This is only the third leap year since I’ve started the blog; since it doesn’t come around often, I don’t really have any set pattern for what it should look like. But when I looked back at the last one, I found some guidance:
Where will I be on February 29th, 2020? Will I still be posting every day, or will I have wound down somewhat? How many new books will I have written? Will I still be living in Seattle? What will my income be like? What new experiences will I have had? How well-known will I be? Will the “sex trafficking” hysteria be over, as I predicted just before that last Leap Day? Will I even be alive? There’s no way to know, or even to guess; the only way to find out is to wait.

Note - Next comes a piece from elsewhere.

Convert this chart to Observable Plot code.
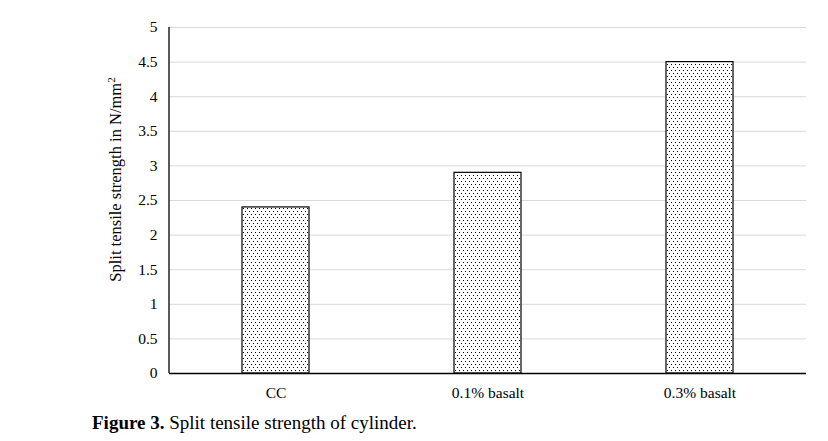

There’s been a lot of change since then, but fortunately not as much as over the four years before (though I’m traveling more than ever). Obviously I’m still posting every day, but aside from news columns the average length is shorter and Fridays are sometimes quite short. My fourth book will be out soon, and I have plans for two more this year and three next year, including a third collection of short stories; I also have a documentary, The War on Whores, that was still in the talking-about stages last leap day. I’m still spending most of my time in Seattle, though of course now I have my farm, Sunset; on the last leap day I hadn’t even decided to relocate yet (that didn’t happen until December of that year). I’m making about the same as I did four years ago, but expending a lot less effort to do so; in fact, I don’t do traditional escort advertising any more except for my personal website and free ad sites, and I plan to mostly stop taking new clients at the end of this year unless they have impeccable references. I’m still alive, but unfortunately so is “sex trafficking” hysteria; however, it has backfired on its creators and promoters in a way I didn’t quite predict, with over half of Americans now supporting decriminalization (many of them because of the hysteria rather than in spite of it), and strong pro-decriminalization momentum in a number of US states. And as I head toward the tenth anniversary of this blog, I’m seeing a slow shift in the way I live my life (for the better, I think). Will I be around to answer these same questions on February 29th, 2024? Only time will tell. But as I look at all I’ve done over the past decade, I can say that I’m reasonably satisfied with my life and accomplishments. And as that’s not something I’ve ever really been able to say at the end of any prior decade, I think it’s enough.